Ms.Engineer株式会社

女性向けのAI・IT人材育成スクールを展開するスタートアップ Ms.Engineer株式会社 は、プレシリーズAラウンドで第三者割当増資による総額3.2億円の資金調達 を実施し、累計調達額が約6.5億円 に達したと発表した。
今回のラウンドには、TIS、三菱UFJキャピタル、SGインキュベート(西部ガスグループ)などが新たに参画した。調達資金は、女性IT人材育成事業の全国展開加速、ニアショア型リモートAI開発事業「DAIVE(ダイブ)」の強化、エンジニア・ビジネス人材の採用拡大などに充てられる。
Ms.Engineerは未経験から8カ月で高度IT人材レベルを目指す女性向けプログラムを提供しており、卒業率95%・就職率90%以上という成果を上げている。受講生の約7割は地方在住で、都市部への一極集中や地方の雇用機会不足といった社会課題にも対応。卒業生の平均年収は484万円(自社調査)と、日本人女性の平均を上回る水準を示している。
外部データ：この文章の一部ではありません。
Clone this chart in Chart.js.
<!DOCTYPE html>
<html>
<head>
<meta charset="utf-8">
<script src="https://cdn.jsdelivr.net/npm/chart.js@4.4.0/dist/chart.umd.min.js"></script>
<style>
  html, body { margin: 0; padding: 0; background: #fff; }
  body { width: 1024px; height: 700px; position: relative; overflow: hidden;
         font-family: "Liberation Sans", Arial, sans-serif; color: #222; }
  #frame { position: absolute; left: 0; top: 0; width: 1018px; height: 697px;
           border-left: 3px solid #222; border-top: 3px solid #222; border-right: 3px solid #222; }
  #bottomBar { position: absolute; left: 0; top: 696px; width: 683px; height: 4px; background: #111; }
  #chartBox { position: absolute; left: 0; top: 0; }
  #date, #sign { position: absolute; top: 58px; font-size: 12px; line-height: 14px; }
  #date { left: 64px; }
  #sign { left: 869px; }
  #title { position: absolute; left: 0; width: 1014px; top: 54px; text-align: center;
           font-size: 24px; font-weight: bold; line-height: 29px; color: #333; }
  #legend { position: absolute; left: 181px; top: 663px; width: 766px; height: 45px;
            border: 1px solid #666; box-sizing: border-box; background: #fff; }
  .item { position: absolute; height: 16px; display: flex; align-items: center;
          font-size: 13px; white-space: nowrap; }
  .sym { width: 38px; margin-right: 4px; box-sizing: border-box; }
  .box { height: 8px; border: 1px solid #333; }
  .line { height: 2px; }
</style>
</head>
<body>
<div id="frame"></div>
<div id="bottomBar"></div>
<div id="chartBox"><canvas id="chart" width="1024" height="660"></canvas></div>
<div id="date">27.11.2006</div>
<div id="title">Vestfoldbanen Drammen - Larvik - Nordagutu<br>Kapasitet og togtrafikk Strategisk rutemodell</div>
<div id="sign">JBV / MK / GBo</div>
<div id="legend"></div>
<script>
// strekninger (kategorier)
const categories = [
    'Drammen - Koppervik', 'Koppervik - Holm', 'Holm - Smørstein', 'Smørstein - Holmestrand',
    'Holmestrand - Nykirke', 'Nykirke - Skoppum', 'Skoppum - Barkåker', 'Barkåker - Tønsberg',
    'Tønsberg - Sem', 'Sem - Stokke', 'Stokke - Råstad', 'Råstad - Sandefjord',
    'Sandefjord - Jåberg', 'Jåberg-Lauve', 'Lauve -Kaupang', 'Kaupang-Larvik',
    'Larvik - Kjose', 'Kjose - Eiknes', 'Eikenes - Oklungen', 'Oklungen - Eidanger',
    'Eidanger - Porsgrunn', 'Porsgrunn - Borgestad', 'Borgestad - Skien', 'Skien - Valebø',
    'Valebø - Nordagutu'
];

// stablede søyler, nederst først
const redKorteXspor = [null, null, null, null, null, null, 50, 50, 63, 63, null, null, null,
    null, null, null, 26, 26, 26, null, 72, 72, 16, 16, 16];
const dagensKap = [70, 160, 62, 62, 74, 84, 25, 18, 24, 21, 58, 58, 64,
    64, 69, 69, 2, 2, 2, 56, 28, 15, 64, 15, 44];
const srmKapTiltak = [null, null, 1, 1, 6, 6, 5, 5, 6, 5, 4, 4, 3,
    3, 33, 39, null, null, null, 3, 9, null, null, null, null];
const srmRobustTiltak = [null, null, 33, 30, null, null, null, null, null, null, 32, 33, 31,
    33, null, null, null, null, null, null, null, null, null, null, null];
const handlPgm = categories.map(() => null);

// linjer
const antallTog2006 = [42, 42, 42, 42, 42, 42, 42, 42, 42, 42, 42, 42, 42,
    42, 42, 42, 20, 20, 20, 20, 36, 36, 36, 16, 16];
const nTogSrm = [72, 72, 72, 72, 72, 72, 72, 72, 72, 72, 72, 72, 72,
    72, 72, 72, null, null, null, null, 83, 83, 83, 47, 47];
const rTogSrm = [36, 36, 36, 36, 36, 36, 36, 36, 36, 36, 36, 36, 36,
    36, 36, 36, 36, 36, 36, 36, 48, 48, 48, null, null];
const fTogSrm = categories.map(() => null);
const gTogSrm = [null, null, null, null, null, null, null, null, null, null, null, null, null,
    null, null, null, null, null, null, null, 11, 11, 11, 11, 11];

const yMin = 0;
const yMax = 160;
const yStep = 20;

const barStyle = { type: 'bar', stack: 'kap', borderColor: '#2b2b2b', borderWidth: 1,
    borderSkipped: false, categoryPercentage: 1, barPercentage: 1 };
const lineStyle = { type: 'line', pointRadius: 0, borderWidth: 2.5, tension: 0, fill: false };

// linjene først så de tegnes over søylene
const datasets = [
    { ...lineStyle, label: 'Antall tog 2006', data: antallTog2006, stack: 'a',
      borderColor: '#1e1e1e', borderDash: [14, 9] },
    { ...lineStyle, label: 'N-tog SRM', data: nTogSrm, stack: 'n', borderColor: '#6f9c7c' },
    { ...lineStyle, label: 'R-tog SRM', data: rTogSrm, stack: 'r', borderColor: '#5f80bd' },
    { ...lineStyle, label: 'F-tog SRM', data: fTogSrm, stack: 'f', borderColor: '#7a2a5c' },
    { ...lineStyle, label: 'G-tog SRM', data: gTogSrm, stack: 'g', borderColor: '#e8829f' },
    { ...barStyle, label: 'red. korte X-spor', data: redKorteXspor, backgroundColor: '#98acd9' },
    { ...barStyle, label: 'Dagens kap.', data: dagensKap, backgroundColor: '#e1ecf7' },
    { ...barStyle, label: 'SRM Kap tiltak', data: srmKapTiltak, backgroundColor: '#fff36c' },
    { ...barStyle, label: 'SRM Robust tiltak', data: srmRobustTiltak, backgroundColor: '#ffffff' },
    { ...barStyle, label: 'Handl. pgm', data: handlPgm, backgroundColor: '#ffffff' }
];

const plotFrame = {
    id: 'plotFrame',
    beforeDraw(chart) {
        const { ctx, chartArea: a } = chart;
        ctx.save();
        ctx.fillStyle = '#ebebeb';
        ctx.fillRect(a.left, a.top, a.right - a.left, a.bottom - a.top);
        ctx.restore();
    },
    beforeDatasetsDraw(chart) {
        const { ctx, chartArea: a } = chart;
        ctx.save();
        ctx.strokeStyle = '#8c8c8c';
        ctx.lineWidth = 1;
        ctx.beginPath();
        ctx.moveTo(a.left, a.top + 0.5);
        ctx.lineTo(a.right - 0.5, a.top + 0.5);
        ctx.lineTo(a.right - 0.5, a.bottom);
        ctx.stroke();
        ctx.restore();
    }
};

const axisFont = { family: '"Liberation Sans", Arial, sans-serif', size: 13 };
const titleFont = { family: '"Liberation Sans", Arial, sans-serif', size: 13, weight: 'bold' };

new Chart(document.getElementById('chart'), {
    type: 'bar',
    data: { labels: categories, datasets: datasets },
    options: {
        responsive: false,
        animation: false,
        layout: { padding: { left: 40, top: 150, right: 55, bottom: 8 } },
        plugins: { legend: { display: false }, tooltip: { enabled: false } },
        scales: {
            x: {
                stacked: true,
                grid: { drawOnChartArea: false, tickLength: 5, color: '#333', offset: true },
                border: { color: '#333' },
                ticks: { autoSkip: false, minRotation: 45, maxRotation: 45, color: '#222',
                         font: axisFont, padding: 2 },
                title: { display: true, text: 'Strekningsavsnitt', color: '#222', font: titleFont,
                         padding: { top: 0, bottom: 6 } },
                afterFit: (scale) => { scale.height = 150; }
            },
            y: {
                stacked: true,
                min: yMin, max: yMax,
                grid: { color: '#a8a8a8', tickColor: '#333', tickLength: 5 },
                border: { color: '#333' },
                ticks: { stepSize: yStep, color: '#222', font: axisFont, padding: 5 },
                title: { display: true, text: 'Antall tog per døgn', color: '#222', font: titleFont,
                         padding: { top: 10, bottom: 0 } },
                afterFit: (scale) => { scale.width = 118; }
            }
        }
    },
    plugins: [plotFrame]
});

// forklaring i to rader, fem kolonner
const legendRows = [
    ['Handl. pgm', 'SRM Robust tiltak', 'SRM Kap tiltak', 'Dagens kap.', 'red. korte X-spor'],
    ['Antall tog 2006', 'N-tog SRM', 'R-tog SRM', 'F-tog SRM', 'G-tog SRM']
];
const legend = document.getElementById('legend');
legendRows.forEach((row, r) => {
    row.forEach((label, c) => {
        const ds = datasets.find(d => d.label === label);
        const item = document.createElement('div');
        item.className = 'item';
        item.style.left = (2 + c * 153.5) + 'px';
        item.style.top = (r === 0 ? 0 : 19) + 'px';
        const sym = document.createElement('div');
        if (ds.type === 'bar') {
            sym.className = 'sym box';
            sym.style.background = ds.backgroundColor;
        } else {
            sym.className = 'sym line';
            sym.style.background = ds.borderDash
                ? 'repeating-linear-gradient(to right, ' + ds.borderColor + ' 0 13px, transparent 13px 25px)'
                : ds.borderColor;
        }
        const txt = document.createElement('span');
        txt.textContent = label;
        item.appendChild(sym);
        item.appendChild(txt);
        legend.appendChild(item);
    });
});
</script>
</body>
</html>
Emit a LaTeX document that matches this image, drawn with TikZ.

プログラムでは、AIスキルやソフトウェア開発スキル、ビジネススキルなどを組み合わせた実践的カリキュラムを採用。教育訓練給付制度の対象講座も用意しており、受講費用の最大80%が補助される点が特徴だ。
同社はAI活用レッスン「AI HOLIC」をはじめ、AI時代における時間効率化や家事・育児との両立支援など、働く女性が抱える課題に対応するコンテンツを展開している。また、ニアショア型のリモートAI開発事業「DAIVE」を強化し、地方女性エンジニアが活躍できる就労環境の整備にも注力している。
代表取締役社長のやまざきひとみ氏は、元サイバーエージェントでプロデューサー/編集長(アメーバピグ立ち上げ等)を経て、2015年に独立。2016年にPR・マーケティング会社アタラシイヒを設立し、2021年4月には女性限定のAI活用オンラインコーディングブートキャンプ「Ms.Engineer」を創設した。
今回の資金調達を通じて、同社はAI人材育成事業の全国展開をさらに加速させ、地方創生や賃金格差の是正にも貢献していく構えだ。
経済産業省などの調査によると、日本のIT業界では2030年に最大約79万人のIT人材が不足する見通しが示されている。一方で、2023年時点でIT人材に占める女性の割合は2割程度にとどまり、依然として男女間の賃金格差も大きい。こうした状況の中、Ms.Engineerのように女性限定かつAI・ITスキルに特化した育成モデルは、経済的自立や柔軟な働き方を実現する手段として注目を集めている。